Saturday, May 28, 2005

World-Herald Stands Against Decency

by Kyle Michaelis
In a stunningly idiotic editorial Friday, the Omaha World-Herald had the audacity to suggest that the 14 Senators who came together earlier this week to avert the "Nuclear Option" that would have devastated the operation of the U.S. government were actually doing a disservice to their country. Why? Because, in the OWH's perverted conception of democracy - that of the lowest expectations imaginable - these Senators were actually obligated to be nothing more than party hacks and yes-men and had no right to stand in their own name for the common good. Read for yourself:
How does country benefit when 14 senators take control of party business?

Sen. Ben Nelson of Nebraska, one of the 14 U.S. senators whose agreement led to votes on three of President Bush's stalled judicial nominees, has written that he and his 13 cohorts put partisan politics aside for the good of the country....

Whether, indeed, the good of the country was served at all by the seven Republicans and seven Democrats is highly debatable. By denying their respective parties the votes to pursue announced positions, the 14 in effect seized control of a portion of the judicial-confirmation process, substituting their arbitrariness for the ordinary working of Senate procedures.

What evil did they prevent? How was this action for the greater good of the country?

Certainly the confirmation or nonconfirmation of a few circuit court judges has no significant bearing on the condition of the country. These are petty political fights best handled via the political process.

Yes, a possible showdown was averted on the Republican plan to eliminate the filibuster as a potential weapon in judicial confrontations. But how is averting (or, perhaps more accurately, delaying) a showdown good for the country? It's a legitimate question; it deserved a legitimate hearing.

The Republicans hold 55 of the 100 Senate seats, leaving the Democrats enough votes to block the majority with a filibuster. So why not play it out?

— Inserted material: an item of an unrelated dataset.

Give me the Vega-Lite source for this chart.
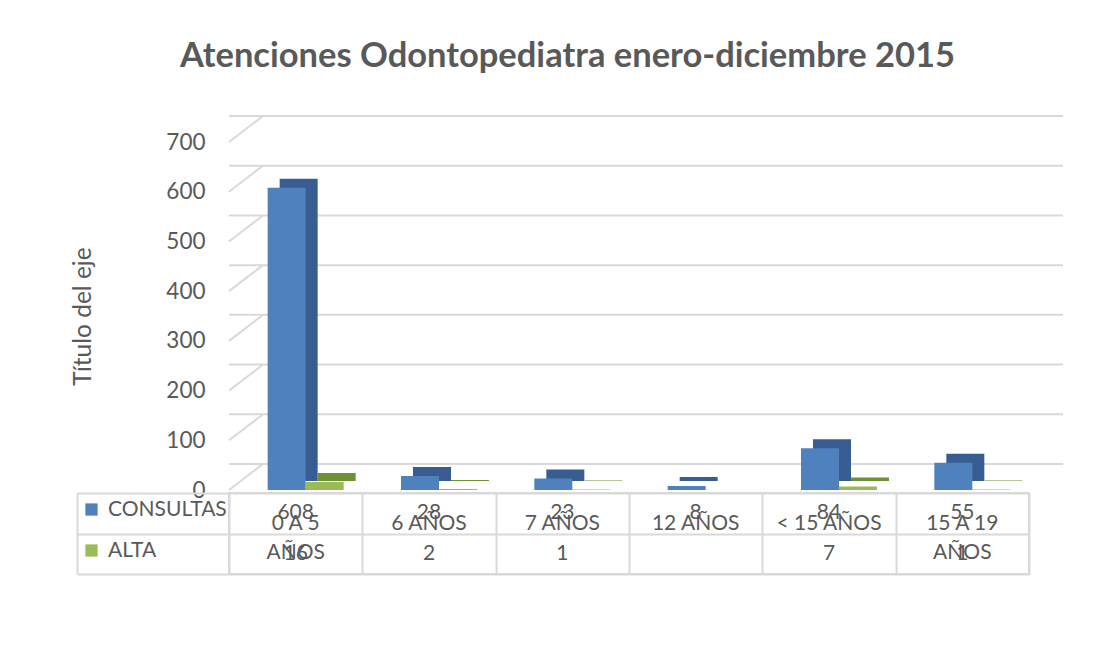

Let the Republicans seek their filibuster change and reap whatever public acclaim or criticism might result. Let the Democrats follow through on their petulant threat to stall the Senate's machinery in retaliation. See how well that plays in the court of public opinion.

That's the way democracy works. Take the responsibility and bear the consequences.

The interference of the 14 senators freed the party leadership of accountability, at least for the moment. It didn't in any way ameliorate the poisonous partisanship; it merely created a new kind of minority rule, making the Senate look something like the Italian parliament with its multiplicity of factions....

A recent editorial expressed the hope that Nebraska's two moderate senators, Nelson of the Democrats and Chuck Hagel of the Republicans, could be instrumental in bringing about a reasonable way of avoiding the confrontation.

Maybe it was overly optimistic to think that a reasonable solution existed. Now that we have seen what passes for one, the good of the country seems easier to discern: Let this new creature get out of the way and let the political process take its course, with all the public accountability that implies.
For starters, when did the health and functioning of our democracy become nothing more than party business? How cynical and contemptible. In fact, what a pathetic exercise this entire editorial is for justifying the paper's unhappiness with an end result. That they suddenly romanticize partisan warfare in this fashion, subverting the common good in the name of letting easily manipulated public opinion have its say, is simply absurd.

In this editorial, the World-Herald is literally claiming that a game of chicken is more democratic than compromise. Huh? No wonder Nebraska is so starved for progress and leadership when it's largest newspaper is this extreme and blinded by its own self-serving agenda. How they would love a Senate of black and white hats that they could alternately glorify and demonize while calling on both to act more civil. How hollow this pleading must be when so obvious a victory for America's prevailing moderate majority is attacked for daring to tamper with the "us vs. them" politics they've been shoving down the peoples' throats for decades.